A few months before, Pakistan’s former prime minister Benazir Bhutto had returned to her homeland in 2007. I met her at her Kensington apartment. As she poured tea, she told me that the accompanying shortbread biscuits spiked with cumin seeds were made from a family recipe. They were buttery and delicious. We discussed the risks of her planned homecoming. By the end of the year Bhutto was dead – assassinated at a political rally – and I was having tea with her grieving relatives in Pakistan.

An Afghan women sells fresh bread at the market in Kabul, Afghanistan. Photograph: Brenda Fitzsimons

In neighbouring Afghanistan, Irish Times photo editor Brenda Fitzsimons and I once donned burqas to travel deep into Taliban-held territory. We had just finished a breakfast of oval-shaped flatbread (freshly cooked in a brick oven dug into the ground) with local cheese and honey when the Taliban commanders we were due to interview arrived. We all sat on the floor drinking sugary green tea as the gruff Taliban answered my questions.

Back in Pakistan, during a lunch interview with a corpulent Taliban sympathiser in Karachi, I watched as he ate dish after dish – with seconds of everything – until he admitted he would prefer to talk about what makes a good biryani.

Food was often a way to learn more about a place and people. During the violent crackdown on post-election protests that rocked Iran in 2009, I initially ate bland meals at my Tehran hotel – where it was clear the government was monitoring foreign journalists – and wistfully remembered what Iranian friends always said: that the best food in Iran is eaten in private homes.

I was delighted when a contact invited me to dinner with her family. The luscious home-cooked fesenjan – a classic Iranian dish of chicken cooked in pomegranate and walnut – was served with the addictive crusted rice dish known as tahdig, along with a side of political gossip.

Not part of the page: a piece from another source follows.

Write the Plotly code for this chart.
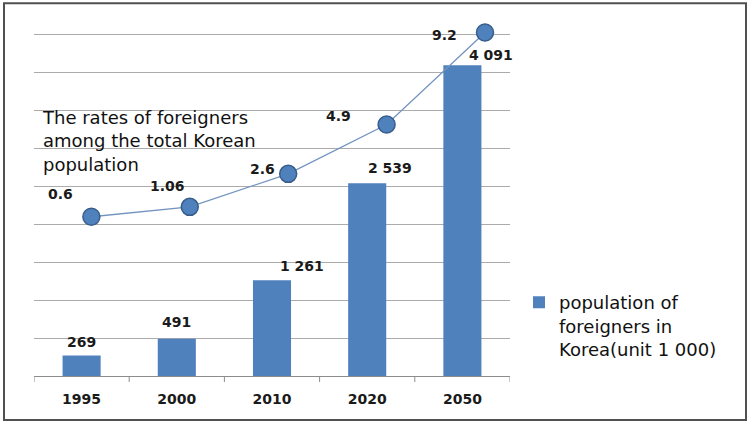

On my first day in Riyadh, I made the mistake of trying to enter a restaurant through the main door. A flustered Pakistani waiter shooed me towards the “family entrance”, which led to a windowless room where families and women could eat. Two young Saudi women invited me to their table. Over plates of roast lamb and rice, they told me stories of their lives that showed the disconnect between private and public in that gender-segregated society.

During mango season in Pakistan, I often wondered if I could sneak a crate on my flight back

Reporting on protests over the soaring cost of wheat in Cairo in 2008 – Egypt had been hit hard by a surge in global food prices – was a reminder of how much bread is a staple in one of the region’s poorest states. So much so that in Egyptian Arabic the word for bread is aish, which translates as life, rather than khobz, the word more commonly used by Arabic speakers elsewhere. I met desperate women who had queued for hours to buy subsidised bread for their families, only to find the supplies had already run out.

In eastern Congo, locals told me the story behind the yellow discs of Gouda-like cheese that caught my eye in the markets of the regional capital, Goma. Belgian priests, struck by the abundance of cattle in the nearby Masisi hills, started making the cheese in the 1970s. It has since become a cottage industry for the area. I brought home several wheels of Masisi cheese.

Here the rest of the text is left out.